When my ship was tied up at Long Beach, California, I used the public library to check out books on music theory, harmony, and orchestration and began writing small pieces for orchestra. My final work before leaving the Navy was a four-movement poeme for orchestra called “Moments avant de partir”, mostly composed in 1963. Through a very supportive member of the Long Beach community, I was able to hear the first movement performed by the Long Beach Symphony in rehearsal.

1965 - The Contrasts

After I was discharged from the Navy, I started using money that I made playing guitar in bands and combos to augment my growing classical record collection. After my nearly four-year Navy hitch, I enrolled in the music school at the University of Colorado in Boulder and formed a jazz/blues trio called The Contrasts. We became a very popular band in Boulder, came in second in a big band competition in Denver, and ended up in Las Vegas, Nevada. Dissatisfied playing in casinos, I finally left the group and drove to California.

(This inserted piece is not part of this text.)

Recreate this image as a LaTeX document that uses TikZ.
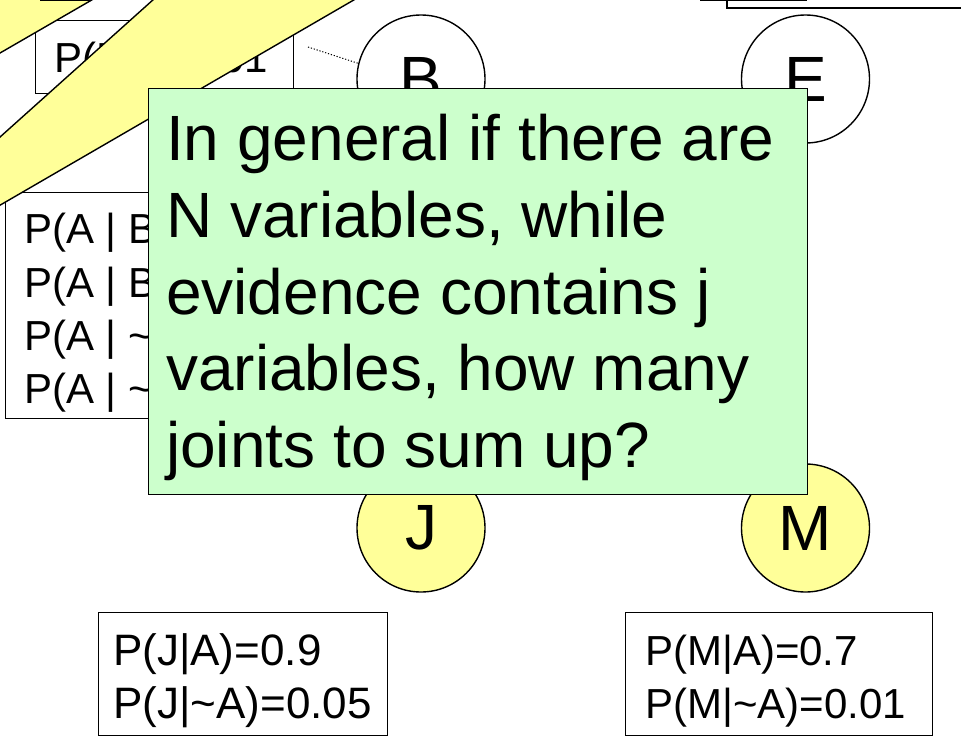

Listen to The Contrasts live in 1965! HERE

1966 - World Music

Don Robertson playing the Chinese pipa
Venice Beach, California

In 1965, while attending the music school at the University of Colorado, a man who worked in a Boulder record store on University Hill had introduced me to North Indian classical music and the great North Indian musician Ustad Ali Akbar Khan. Immediately upon hearing this music, I had realized that I had discovered a very important music tradition. It had such a profound effect on me that I decided to study it seriously. After leaving The Contrasts in the Spring of 1966, I moved to Venice Beach and enrolled in the School of Ethnomusicology at the University of California Los Angeles (now the Herb Alpert School of Music). There, I was introduced to the music of great classical music traditions from around the world: India, Japan, Greece, Persia, China, Africa, Java, and Bali. Only a few recordings of what became known as “world music” were available in the US at that time, and I searched for them diligently. I also began studying the Indian musical instrument, the sitar, becoming a private student of Harihar Rao.

Jack Sheldon (trumpet) & Don Robertson (sitar) perform “Nature Boy” (1968) HERE

1966-68 - New York City

In 1968, I wrote the first instruction manual in the Western World for the Indian drums called the tabla. It was published by the Peer-Southern Music Corporation in New York City.In the fall of 1966, I moved to New York City to attend the Juilliard School of Music. I played guitar, tamboura, tabla and sitar on recording sessions for national TV commercials and on albums by artists such as Harumi, Bobby Callender, Chamaeleon Church, and Ultimate Spinach. I studied privately for two years with composer Morton Feldman and was among Ustad Ali Akbar Khan’s first American students. I continued collecting records. At a store in downtown Manhattan called Sam Goodies, I purchased imported record albums from all over the world. It was in this store that I first found the great recordings of the master vocalists of North Indian classical music. The records that I purchased from this store form the heart of my Indian music collection of recordings. I continued to collect North Indian classical music in the form of LPs, CDs and cassettes for many years to come.

1968 - I Discover Positive and Negative Music

Being the student of both American composer Morton Feldman and Ustad Ali Akbar Khan, the great musician from India, placed me in a very unique situation. One one hand, the music that I was studying with Morton Feldman was basically discords: one after another, while the Ustad was teaching a very old spiritual music that had transforming powers. Studying ancient astrology, I discovered that there was such a thing as positive and negative music. This realization changed my life and changed my musical direction.

1969 - The World's First New-Age Music Album

In 1968 I moved to San Francisco to study tabla with Pandit Shankar Ghosh and to prepare for my own first album called Dawn. I had been signed to Mercury Records’ subsidiary Limelight label and worked with Abe “Voco” Keshthe producer of the first heavy-metal band called Blue Cheer and guitarist Harvey Mandel. In this album, I created what I was calling New Age Music. I also unveiled my discovery of positive and negative music. Side One explores the positive side of music, opening with a long improvisation on zither using the pure pentatonic scale – the most harmonious scale that exists. Side Two features the duochord – a term that I had coined to represent the root chord of discordant music – and my ultimate heavy-metal “bomb” that anticipated the negative music that would later arise from heavy metal bands in the 1980s.

This album, now a classic, was re-released on vinyl and CD in Italy in 2001. 

1970 - The Kosmon

I moved back to my home state of Colorado in 1970. There, I teamed up with childhood friend and graphic artist John Fresques to create our self-published book called Kosmon. In this book I detailed the reality of positive and negative music and warned of a coming onslaught of heavy-metal music, the negative music that used distortion to create discordant overtones. I presented in this book for the first time the theories that I had been evolving since 1962 concerning historic cycles in music and art, a theme that I will further expand in 2005 with Music Through the Centuries. In the Kosmon article Musical Numerology, I discuss the numbers 3,6, 9 that 40 years later I will discover were the special numbers of Nicola Tesla and the number pattern 142857 that during the 1980s will become the basis of vortex math. In the Kosmon, I also presented ideas about climate change, organic food, and ancient civilizations.